Source: MIL-OSI Submissions
Source: Federated Farmers
Federated Farmers found plenty of highlights in today’s Budget, but is wary about the long term plan for the primary industry’s contribution to New Zealand’s economy recovery.
“Farmers will be pleased with announcements of a $1.1 billion environmental jobs spend and specific mention of control of pests such as wallabies and wilding pines. Also positive is the increased support for biodiversity on private land through agencies like QEII and Landcare Trust.
“But as with so many aspects of the Budget announcements, the devil will be in the detail,” Federated Farmers Vice-President and economics spokesperson Andrew Hoggard says.
The Budget includes $500 million in initiatives that will ensure our primary industries are supported.
“We look forward to seeing more detail on that. We appreciate it appears we’ve been listened to on many of the areas for potential work we’ve raised with government.”
The Budget’s investment of another $3 billion in infrastructure is also a big spend but the decisions on where the money will go are yet to be made.
“We would hope enhanced rural connectivity, money for water storage and road maintenance are prime candidates for that investment as both will help drive primary sector production and competitiveness.”
The Budget’s provision for re-training and other support for those New Zealanders who will be among the forecast 10% unemployment queue by next month is also the right step.
Federated Farmers set up its own apprenticeship scheme to find more workers for the dairy industry, and is looking forward to seeing more government support now for this and other similar schemes to get people into primary sector jobs.
“Keeping as many Kiwis in work as possible is obviously a priority. We appreciate the acknowledgement of how important the primary sector will be to economic recovery; of $1.6 billion for training and apprenticeships, $19.3 million is earmarked to place 10,000 people into primary sector jobs.

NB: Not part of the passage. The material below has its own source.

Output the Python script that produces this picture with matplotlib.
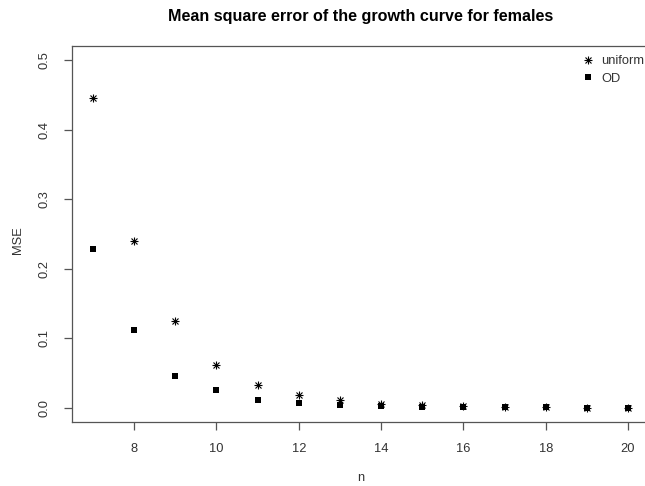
import matplotlib
matplotlib.use("Agg")
import matplotlib.pyplot as plt
from matplotlib.lines import Line2D

n = [7, 8, 9, 10, 11, 12, 13, 14, 15, 16, 17, 18, 19, 20]
mse_uniform = [0.445, 0.240, 0.125, 0.062, 0.033, 0.018, 0.011, 0.006, 0.004, 0.0025, 0.0012, 0.0018, 0.0006, 0.0005]
mse_od = [0.228, 0.112, 0.046, 0.026, 0.012, 0.007, 0.004, 0.003, 0.002, 0.002, 0.0012, 0.0016, 0.0006, 0.0005]
xticks = [8, 10, 12, 14, 16, 18, 20]
yticks = [0.0, 0.1, 0.2, 0.3, 0.4, 0.5]

plt.rcParams['font.family'] = ['Liberation Sans', 'DejaVu Sans']

W, H = 645, 486
fig = plt.figure(figsize=(W / 100, H / 100), dpi=100)
ax = fig.add_axes([71.6 / W, 1 - 421.9 / H, (649.4 - 71.6) / W, (421.9 - 46) / H])

ms_ast = 6.3
ms_sq = 4.4
ax.plot(n, mse_uniform, linestyle='none', marker='+', color='black', ms=ms_ast, mew=0.8)
ax.plot(n, mse_uniform, linestyle='none', marker='x', color='black', ms=ms_ast * 0.72, mew=0.8)
ax.plot(n, mse_od, linestyle='none', marker='s', color='black', ms=ms_sq, mew=0)

ax.set_xlim(6.48, 20.52)
ax.set_ylim(-0.02, 0.52)
ax.set_xticks(xticks)
ax.set_xticklabels([str(v) for v in xticks])
ax.set_yticks(yticks)
ax.set_yticklabels([f"{v:.1f}" for v in yticks], rotation=90, va='center')

for s in ax.spines.values():
    s.set_color('#555555')
    s.set_linewidth(0.9)
ax.tick_params(axis='both', direction='out', length=6, width=0.9, color='#555555',
               labelsize=9.3, labelcolor='#333333')
ax.tick_params(axis='x', pad=9)
ax.tick_params(axis='y', pad=9)

fig.text(360.5 / W, 1 - 16 / H, "Mean square error of the growth curve for females",
         ha='center', va='center', fontsize=11.6, fontweight='bold', color='black')
fig.text(360.5 / W, 1 - 478 / H, "n", ha='center', va='center', fontsize=9.3, color='#333333')
fig.text(18 / W, 1 - 240 / H, "MSE", ha='center', va='center', fontsize=9.3,
         rotation=90, color='#333333')

h1 = (Line2D([], [], linestyle='none', marker='+', color='black', ms=ms_ast, mew=0.8),
      Line2D([], [], linestyle='none', marker='x', color='black', ms=ms_ast * 0.72, mew=0.8))
h2 = Line2D([], [], linestyle='none', marker='s', color='black', ms=ms_sq, mew=0)
leg = ax.legend([h1, h2], ["uniform", "OD"], loc='upper left',
                bbox_to_anchor=(582 / W, 1 - 55 / H), bbox_transform=fig.transFigure,
                frameon=False, fontsize=9.3, handlelength=1.0, handletextpad=0.5,
                labelspacing=0.45, borderpad=0, borderaxespad=0)
for t in leg.get_texts():
    t.set_color('#333333')

fig.savefig("out.png", dpi=100)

That’s a start.”
Lack of specifics on spending and the raft of ‘shovel ready’ projects the government has had suggested to it in the last six weeks is perhaps a good thing given that the entire Budget has been done so quickly, and therefore very few of these proposed shovel ready projects will have been subject to any cost-benefit analysis at all.
“It is important for us all to remember what an extraordinary level of debt we are committing our nation to, to recover from this crisis.
“Given the enormity of the expenditure, and the pressure that will go on us all to grow the economy as fast as we can, Federated Farmers will continue to remind the government what we need to make sure the primary sector continues to contribute its increasingly significant contribution to the economy,” Andrew says.